** Begin **
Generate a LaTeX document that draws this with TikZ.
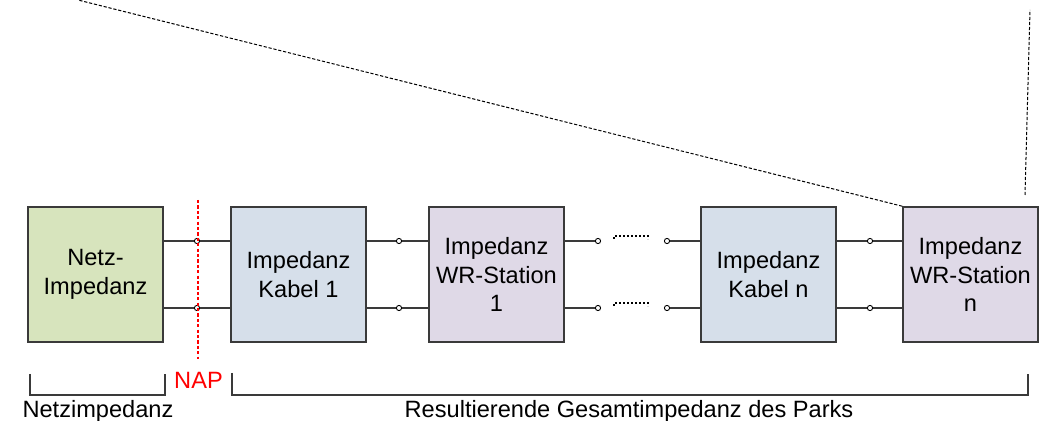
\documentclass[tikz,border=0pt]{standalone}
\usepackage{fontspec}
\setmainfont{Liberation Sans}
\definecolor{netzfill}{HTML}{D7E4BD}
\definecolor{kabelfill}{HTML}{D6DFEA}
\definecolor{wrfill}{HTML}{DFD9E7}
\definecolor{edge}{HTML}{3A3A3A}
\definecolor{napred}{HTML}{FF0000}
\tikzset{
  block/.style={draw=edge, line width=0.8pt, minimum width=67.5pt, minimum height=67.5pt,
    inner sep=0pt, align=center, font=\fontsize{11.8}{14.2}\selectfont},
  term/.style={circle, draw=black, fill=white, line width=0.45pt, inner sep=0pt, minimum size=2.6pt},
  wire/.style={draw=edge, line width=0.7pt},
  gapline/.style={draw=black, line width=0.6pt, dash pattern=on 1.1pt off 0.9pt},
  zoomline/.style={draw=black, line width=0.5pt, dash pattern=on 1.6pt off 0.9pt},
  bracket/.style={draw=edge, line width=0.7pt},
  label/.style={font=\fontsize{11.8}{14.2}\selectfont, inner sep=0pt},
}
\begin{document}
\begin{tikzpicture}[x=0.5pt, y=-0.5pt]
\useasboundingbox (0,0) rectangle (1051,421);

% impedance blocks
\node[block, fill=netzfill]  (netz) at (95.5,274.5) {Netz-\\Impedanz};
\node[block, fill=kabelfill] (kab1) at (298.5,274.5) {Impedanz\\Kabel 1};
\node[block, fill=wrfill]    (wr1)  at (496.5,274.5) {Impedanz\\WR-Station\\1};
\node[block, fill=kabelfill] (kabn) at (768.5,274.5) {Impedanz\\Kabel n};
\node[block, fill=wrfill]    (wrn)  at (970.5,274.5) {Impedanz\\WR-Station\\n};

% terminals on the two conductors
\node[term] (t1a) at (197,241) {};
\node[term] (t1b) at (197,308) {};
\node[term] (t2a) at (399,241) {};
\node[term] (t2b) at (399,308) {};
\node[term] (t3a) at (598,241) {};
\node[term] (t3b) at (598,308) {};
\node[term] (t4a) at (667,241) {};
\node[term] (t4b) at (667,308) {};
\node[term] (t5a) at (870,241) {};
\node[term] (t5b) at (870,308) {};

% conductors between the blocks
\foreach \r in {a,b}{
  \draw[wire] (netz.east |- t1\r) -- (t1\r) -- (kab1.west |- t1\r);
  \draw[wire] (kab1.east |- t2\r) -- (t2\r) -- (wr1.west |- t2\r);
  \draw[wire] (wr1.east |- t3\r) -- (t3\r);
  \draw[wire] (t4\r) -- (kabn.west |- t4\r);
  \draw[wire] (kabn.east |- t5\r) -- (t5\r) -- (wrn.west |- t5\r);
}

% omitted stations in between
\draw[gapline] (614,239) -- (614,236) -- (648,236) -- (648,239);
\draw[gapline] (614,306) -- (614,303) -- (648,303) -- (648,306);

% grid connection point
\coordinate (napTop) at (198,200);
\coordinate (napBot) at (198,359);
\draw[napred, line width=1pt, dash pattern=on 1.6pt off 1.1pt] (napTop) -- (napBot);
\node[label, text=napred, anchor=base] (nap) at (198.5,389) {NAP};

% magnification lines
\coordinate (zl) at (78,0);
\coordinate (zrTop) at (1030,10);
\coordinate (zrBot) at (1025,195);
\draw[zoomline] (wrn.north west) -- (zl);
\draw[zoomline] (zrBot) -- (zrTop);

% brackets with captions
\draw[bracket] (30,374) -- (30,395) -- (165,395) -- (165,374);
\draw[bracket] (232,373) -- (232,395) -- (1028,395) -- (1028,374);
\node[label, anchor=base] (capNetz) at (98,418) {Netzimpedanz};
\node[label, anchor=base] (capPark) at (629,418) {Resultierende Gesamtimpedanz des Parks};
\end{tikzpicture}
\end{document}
** End **
- _Exercise_
From the first line of the listing above, repeat every line through the one holding "(0,0) rectangle (1051,421);". Both ends count, and pictures stay out.

- _Result for this exercise_
Generate a LaTeX document that draws this with TikZ.
\documentclass[tikz,border=0pt]{standalone}
\usepackage{fontspec}
\setmainfont{Liberation Sans}
\definecolor{netzfill}{HTML}{D7E4BD}
\definecolor{kabelfill}{HTML}{D6DFEA}
\definecolor{wrfill}{HTML}{DFD9E7}
\definecolor{edge}{HTML}{3A3A3A}
\definecolor{napred}{HTML}{FF0000}
\tikzset{
  block/.style={draw=edge, line width=0.8pt, minimum width=67.5pt, minimum height=67.5pt,
    inner sep=0pt, align=center, font=\fontsize{11.8}{14.2}\selectfont},
  term/.style={circle, draw=black, fill=white, line width=0.45pt, inner sep=0pt, minimum size=2.6pt},
  wire/.style={draw=edge, line width=0.7pt},
  gapline/.style={draw=black, line width=0.6pt, dash pattern=on 1.1pt off 0.9pt},
  zoomline/.style={draw=black, line width=0.5pt, dash pattern=on 1.6pt off 0.9pt},
  bracket/.style={draw=edge, line width=0.7pt},
  label/.style={font=\fontsize{11.8}{14.2}\selectfont, inner sep=0pt},
}
\begin{document}
\begin{tikzpicture}[x=0.5pt, y=-0.5pt]
\useasboundingbox (0,0) rectangle (1051,421);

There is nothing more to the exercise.